The full HD display on the Envy 17 3D is definitely one of the highlights of the machine. The ultra bright panel and wide viewing angles make for glorious movie watching, and while you will notice some reflections on the glossy panel, with the lights off or the 3D glasses on, they all but disappear.
3D is provided via AMD Radeon’s preferred third party software DDD (Dynamic Digital Depth) TriDef 3D. We saw this technology previously in our Samsung 700G7A review and were impressed by the depth of the stereoscopic effect and the crisp image quality. The Envy 17 3D was no different, with our test movie, a 3D Blu-ray Cloudy With a Chance of Meatballs, providing an excellent visual experience with no ghosting issues or video lag.
HP supplies their own 3D Active Shutter glasses with the Envy 17 3D. A soft, suede, carrying pouch is also included. The glasses themselves felt a bit bulky, and reminded us of the protective lab goggles we wore in chemistry classes in our school days but, having said that, they do sit comfortably, and seemed especially well fitted for those wearing glasses. One thing you may or may not like is that the glasses are powered by a small watch battery, without any option for USB recharging. On the one hand, this means they last longer and you won’t need to recharge them after every movie; but on the other hand, be prepared to keep some spare batteries around when they inevitably run out of juice halfway through your movie.
To complement the visual experience, HP has loaded the Envy 17 3D with two front facing speakers and a Triple Bass Reflex subwoofer for some booming audio.

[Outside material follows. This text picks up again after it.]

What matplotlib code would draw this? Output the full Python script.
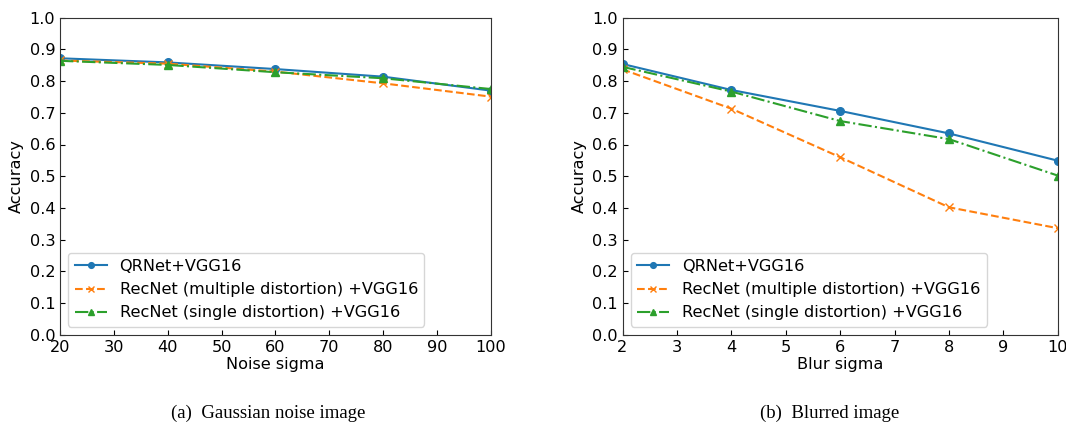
import matplotlib
matplotlib.use("Agg")
import matplotlib.pyplot as plt
import numpy as np

noise_sigma = [20, 40, 60, 80, 100]
noise_qrnet = [0.872, 0.859, 0.838, 0.814, 0.770]
noise_recnet_multi = [0.865, 0.855, 0.830, 0.793, 0.751]
noise_recnet_single = [0.864, 0.851, 0.828, 0.809, 0.775]

blur_sigma = [2, 4, 6, 8, 10]
blur_qrnet = [0.854, 0.772, 0.706, 0.635, 0.549]
blur_recnet_multi = [0.837, 0.713, 0.560, 0.402, 0.336]
blur_recnet_single = [0.845, 0.767, 0.674, 0.617, 0.502]

labels = ["QRNet+VGG16", "RecNet (multiple distortion) +VGG16", "RecNet (single distortion) +VGG16"]
captions = ["(a)  Gaussian noise image", "(b)  Blurred image"]

plt.rcParams['font.family'] = ['DejaVu Sans']
FS = 11.6

W, H = 1066, 426
fig = plt.figure(figsize=(W/100, H/100), dpi=100)

def make_ax(x0, x1, y_top, y_bot):
    return fig.add_axes([x0/W, (H-y_bot)/H, (x1-x0)/W, (y_bot-y_top)/H])

ax1 = make_ax(60, 490.7, 17.7, 334.7)
ax2 = make_ax(622.5, 1057.7, 17.7, 334.7)

c1, c2, c3 = '#1f77b4', '#ff7f0e', '#2ca02c'

def draw(ax, x, a, b, c, xlabel, xticks):
    ax.plot(x, a, color=c1, ls='-', marker='o', ms=5.5, lw=1.5, label=labels[0])
    ax.plot(x, b, color=c2, ls='--', marker='x', ms=5.5, lw=1.5, label=labels[1])
    ax.plot(x, c, color=c3, ls='-.', marker='^', ms=5.5, lw=1.5, label=labels[2])
    ax.set_xlim(xticks[0], xticks[-1])
    ax.set_ylim(0, 1.0)
    ax.set_xticks(xticks)
    ax.set_yticks(np.round(np.arange(0, 1.01, 0.1), 1))
    ax.tick_params(direction='in', labelsize=FS)
    ax.set_xlabel(xlabel, fontsize=FS, labelpad=2)
    ax.set_ylabel("Accuracy", fontsize=FS)
    for s in ax.spines.values():
        s.set_color('#333333')
    ax.legend(loc='lower left', fontsize=FS, framealpha=0.8, edgecolor='#cccccc',
              markerscale=0.75)

draw(ax1, noise_sigma, noise_qrnet, noise_recnet_multi, noise_recnet_single,
     "Noise sigma", [20, 30, 40, 50, 60, 70, 80, 90, 100])
draw(ax2, blur_sigma, blur_qrnet, blur_recnet_multi, blur_recnet_single,
     "Blur sigma", [2, 3, 4, 5, 6, 7, 8, 9, 10])

fig.text(268/W, 1 - 413/H, captions[0], ha='center', va='center',
         family='Liberation Serif', fontsize=13.5)
fig.text(830/W, 1 - 413/H, captions[1], ha='center', va='center',
         family='Liberation Serif', fontsize=13.5)

fig.savefig("out.png", dpi=100)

Bass lovers will definitely appreciate the sound here; the low frequencies were well reproduced, and this is certainly one of the better notebook subwoofers we've heard.
If you're somewhere where you can't crank up the volume, plug in some good quality headphones and make the most of HP’s collaboration with Beats. According to HP, “the audio driver has been tuned to get better sound reproduction out of the audio jack and is shielded to reduce interference.” Now, we’re normally skeptical of 'waffly' marketing gimmicks like this, but honestly, using our Audio-Technica ES-7 headphones (which aren’t even audiophile quality), we did notice some improvements compared against other audio players. Again, low-end frequencies seemed particularly crisp.